Aim: Repeat the listing word for word. No pictures belong in the copy.
/---
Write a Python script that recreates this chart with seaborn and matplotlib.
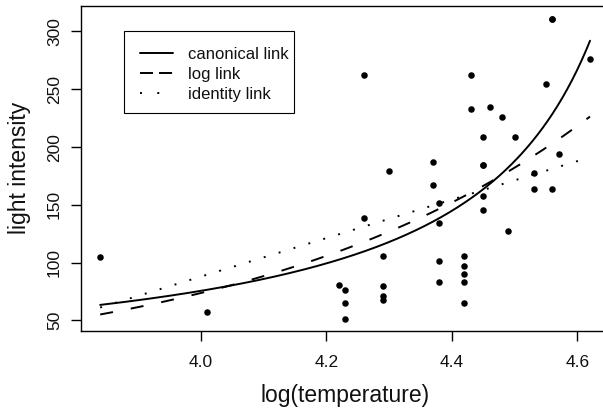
import numpy as np
import pandas as pd
import matplotlib
matplotlib.use("Agg")
import matplotlib.pyplot as plt
from matplotlib.lines import Line2D
from matplotlib.patches import Rectangle
import seaborn as sns

# star data (log temperature vs light intensity); two points are doubled
# at (4.56, 311.0) and (4.45, 184.9)
log_temp = [4.37, 4.56, 4.26, 4.56, 4.30, 4.46, 3.84, 4.57, 4.26, 4.37,
            4.43, 4.48, 4.01, 4.29, 4.42, 4.23, 4.42, 4.23, 4.29, 4.29,
            4.42, 4.49, 4.38, 4.42, 4.29, 4.38, 4.22, 4.38, 4.56, 4.45,
            4.23, 4.62, 4.53, 4.45, 4.53, 4.43, 4.38, 4.45, 4.50, 4.45,
            4.55, 4.45, 4.42]
light = [186.8, 311.0, 138.4, 311.0, 179.5, 235.1, 104.6, 194.4, 262.4, 167.3,
         232.8, 225.9, 57.4, 70.8, 97.5, 51.4, 65.4, 65.4, 79.8, 68.0,
         83.1, 127.7, 151.4, 105.6, 105.6, 134.3, 80.6, 83.1, 164.0, 184.9,
         76.7, 275.9, 164.0, 184.9, 177.7, 262.4, 101.5, 157.6, 208.5, 208.5,
         254.7, 145.5, 90.0]
link_names = ["canonical link", "log link", "identity link"]

stars = pd.DataFrame({"log_temp": log_temp, "light": light})


# Gamma GLM fitted by IRLS, one fit per link function
def gamma_glm(x, y, link):
    X = np.column_stack([np.ones_like(x), x])
    mu = y.copy()
    for _ in range(100):
        if link == "inverse":
            eta, deta, w = 1 / mu, -1 / mu**2, mu**2
        elif link == "log":
            eta, deta, w = np.log(mu), 1 / mu, np.ones_like(mu)
        else:
            eta, deta, w = mu, np.ones_like(mu), 1 / mu**2
        z = eta + (y - mu) * deta
        W = np.diag(w)
        beta = np.linalg.solve(X.T @ W @ X, X.T @ W @ z)
        eta = X @ beta
        if link == "inverse":
            mu = 1 / eta
        elif link == "log":
            mu = np.exp(eta)
        else:
            mu = eta
    return beta


x = stars["log_temp"].to_numpy(float)
y = stars["light"].to_numpy(float)
grid = np.linspace(x.min(), x.max(), 300)
fits = {}
b = gamma_glm(x, y, "inverse")
fits["canonical link"] = 1 / (b[0] + b[1] * grid)
b = gamma_glm(x, y, "log")
fits["log link"] = np.exp(b[0] + b[1] * grid)
b = gamma_glm(x, y, "identity")
fits["identity link"] = b[0] + b[1] * grid

sns.set_theme(style="white")
plt.rcParams["font.family"] = ["Liberation Sans", "DejaVu Sans"]

W, H = 603, 412
ax_l, ax_r, ax_t, ax_b = 80.7, 609.5, 5.7, 331
fig = plt.figure(figsize=(W / 100, H / 100), dpi=100)
ax = fig.add_axes([ax_l / W, (H - ax_b) / H, (ax_r - ax_l) / W, (ax_b - ax_t) / H])

sns.scatterplot(data=stars, x="log_temp", y="light", color="black",
                s=22, linewidth=0, ax=ax, zorder=3)

# dash lengths are multiplied by the line width (1.4)
styles = {"canonical link": dict(linestyle="-"),
          "log link": dict(linestyle=(0, (6.7, 9.3))),
          "identity link": dict(linestyle=(0, (1.0, 7.0)))}
for name in link_names:
    sns.lineplot(x=grid, y=fits[name], color="black", lw=1.4,
                 sort=False, estimator=None, ax=ax, **styles[name])

ax.set_xlim(3.809, 4.651)
ax.set_ylim(40.9, 322.3)
ax.set_xticks([4.0, 4.2, 4.4, 4.6])
ax.set_xticklabels(["4.0", "4.2", "4.4", "4.6"])
ax.set_yticks([50, 100, 150, 200, 250, 300])
for lab in ax.get_yticklabels():
    lab.set_rotation(90)
    lab.set_va("center")
ax.tick_params(axis="both", direction="out", length=7.5, width=1,
               color="black", labelsize=12.5, labelcolor="#111111",
               bottom=True, left=True)
ax.tick_params(axis="x", pad=10)
ax.tick_params(axis="y", pad=6)
for sp in ax.spines.values():
    sp.set_color("black")
    sp.set_linewidth(1.0)

ax.set_xlabel("log(temperature)", fontsize=16.5, color="#111111")
ax.set_ylabel("light intensity", fontsize=16.5, color="#111111")
ax.xaxis.set_label_coords(0.5, -(384 - ax_b) / (ax_b - ax_t))
ax.yaxis.set_label_coords(-(ax_l - 30.5) / (ax_r - ax_l), 0.5)

handles = [Line2D([], [], color="black", lw=1.4, linestyle="-"),
           Line2D([], [], color="black", lw=1.4, linestyle=(0, (6.7, 3.1))),
           Line2D([], [], color="black", lw=1.4, linestyle=(0, (1.0, 7.9)))]
leg = ax.legend(handles, link_names, loc="upper left",
                bbox_to_anchor=(0.0825, 0.923), borderaxespad=0,
                fontsize=12, handlelength=2.0, handletextpad=0.9,
                borderpad=0.95, labelspacing=0.3, frameon=False)
for t in leg.get_texts():
    t.set_color("#111111")

# legend box as in the reference (text nearly touches the right edge)
bx0, bx1, by0, by1 = 124.3, 294, 30.7, 113.3
ax.add_patch(Rectangle(((bx0 - ax_l) / (ax_r - ax_l), 1 - (by1 - ax_t) / (ax_b - ax_t)),
                       (bx1 - bx0) / (ax_r - ax_l), (by1 - by0) / (ax_b - ax_t),
                       transform=ax.transAxes, fill=False, edgecolor="black",
                       linewidth=0.8, zorder=5))

fig.savefig("out.png", dpi=100)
\---
Task result:
Write a Python script that recreates this chart with seaborn and matplotlib.
import numpy as np
import pandas as pd
import matplotlib
matplotlib.use("Agg")
import matplotlib.pyplot as plt
from matplotlib.lines import Line2D
from matplotlib.patches import Rectangle
import seaborn as sns

# star data (log temperature vs light intensity); two points are doubled
# at (4.56, 311.0) and (4.45, 184.9)
log_temp = [4.37, 4.56, 4.26, 4.56, 4.30, 4.46, 3.84, 4.57, 4.26, 4.37,
            4.43, 4.48, 4.01, 4.29, 4.42, 4.23, 4.42, 4.23, 4.29, 4.29,
            4.42, 4.49, 4.38, 4.42, 4.29, 4.38, 4.22, 4.38, 4.56, 4.45,
            4.23, 4.62, 4.53, 4.45, 4.53, 4.43, 4.38, 4.45, 4.50, 4.45,
            4.55, 4.45, 4.42]
light = [186.8, 311.0, 138.4, 311.0, 179.5, 235.1, 104.6, 194.4, 262.4, 167.3,
         232.8, 225.9, 57.4, 70.8, 97.5, 51.4, 65.4, 65.4, 79.8, 68.0,
         83.1, 127.7, 151.4, 105.6, 105.6, 134.3, 80.6, 83.1, 164.0, 184.9,
         76.7, 275.9, 164.0, 184.9, 177.7, 262.4, 101.5, 157.6, 208.5, 208.5,
         254.7, 145.5, 90.0]
link_names = ["canonical link", "log link", "identity link"]

stars = pd.DataFrame({"log_temp": log_temp, "light": light})


# Gamma GLM fitted by IRLS, one fit per link function
def gamma_glm(x, y, link):
    X = np.column_stack([np.ones_like(x), x])
    mu = y.copy()
    for _ in range(100):
        if link == "inverse":
            eta, deta, w = 1 / mu, -1 / mu**2, mu**2
        elif link == "log":
            eta, deta, w = np.log(mu), 1 / mu, np.ones_like(mu)
        else:
            eta, deta, w = mu, np.ones_like(mu), 1 / mu**2
        z = eta + (y - mu) * deta
        W = np.diag(w)
        beta = np.linalg.solve(X.T @ W @ X, X.T @ W @ z)
        eta = X @ beta
        if link == "inverse":
            mu = 1 / eta
        elif link == "log":
            mu = np.exp(eta)
        else:
            mu = eta
    return beta


x = stars["log_temp"].to_numpy(float)
y = stars["light"].to_numpy(float)
grid = np.linspace(x.min(), x.max(), 300)
fits = {}
b = gamma_glm(x, y, "inverse")
fits["canonical link"] = 1 / (b[0] + b[1] * grid)
b = gamma_glm(x, y, "log")
fits["log link"] = np.exp(b[0] + b[1] * grid)
b = gamma_glm(x, y, "identity")
fits["identity link"] = b[0] + b[1] * grid

sns.set_theme(style="white")
plt.rcParams["font.family"] = ["Liberation Sans", "DejaVu Sans"]

W, H = 603, 412
ax_l, ax_r, ax_t, ax_b = 80.7, 609.5, 5.7, 331
fig = plt.figure(figsize=(W / 100, H / 100), dpi=100)
ax = fig.add_axes([ax_l / W, (H - ax_b) / H, (ax_r - ax_l) / W, (ax_b - ax_t) / H])

sns.scatterplot(data=stars, x="log_temp", y="light", color="black",
                s=22, linewidth=0, ax=ax, zorder=3)

# dash lengths are multiplied by the line width (1.4)
styles = {"canonical link": dict(linestyle="-"),
          "log link": dict(linestyle=(0, (6.7, 9.3))),
          "identity link": dict(linestyle=(0, (1.0, 7.0)))}
for name in link_names:
    sns.lineplot(x=grid, y=fits[name], color="black", lw=1.4,
                 sort=False, estimator=None, ax=ax, **styles[name])

ax.set_xlim(3.809, 4.651)
ax.set_ylim(40.9, 322.3)
ax.set_xticks([4.0, 4.2, 4.4, 4.6])
ax.set_xticklabels(["4.0", "4.2", "4.4", "4.6"])
ax.set_yticks([50, 100, 150, 200, 250, 300])
for lab in ax.get_yticklabels():
    lab.set_rotation(90)
    lab.set_va("center")
ax.tick_params(axis="both", direction="out", length=7.5, width=1,
               color="black", labelsize=12.5, labelcolor="#111111",
               bottom=True, left=True)
ax.tick_params(axis="x", pad=10)
ax.tick_params(axis="y", pad=6)
for sp in ax.spines.values():
    sp.set_color("black")
    sp.set_linewidth(1.0)

ax.set_xlabel("log(temperature)", fontsize=16.5, color="#111111")
ax.set_ylabel("light intensity", fontsize=16.5, color="#111111")
ax.xaxis.set_label_coords(0.5, -(384 - ax_b) / (ax_b - ax_t))
ax.yaxis.set_label_coords(-(ax_l - 30.5) / (ax_r - ax_l), 0.5)

handles = [Line2D([], [], color="black", lw=1.4, linestyle="-"),
           Line2D([], [], color="black", lw=1.4, linestyle=(0, (6.7, 3.1))),
           Line2D([], [], color="black", lw=1.4, linestyle=(0, (1.0, 7.9)))]
leg = ax.legend(handles, link_names, loc="upper left",
                bbox_to_anchor=(0.0825, 0.923), borderaxespad=0,
                fontsize=12, handlelength=2.0, handletextpad=0.9,
                borderpad=0.95, labelspacing=0.3, frameon=False)
for t in leg.get_texts():
    t.set_color("#111111")

# legend box as in the reference (text nearly touches the right edge)
bx0, bx1, by0, by1 = 124.3, 294, 30.7, 113.3
ax.add_patch(Rectangle(((bx0 - ax_l) / (ax_r - ax_l), 1 - (by1 - ax_t) / (ax_b - ax_t)),
                       (bx1 - bx0) / (ax_r - ax_l), (by1 - by0) / (ax_b - ax_t),
                       transform=ax.transAxes, fill=False, edgecolor="black",
                       linewidth=0.8, zorder=5))

fig.savefig("out.png", dpi=100)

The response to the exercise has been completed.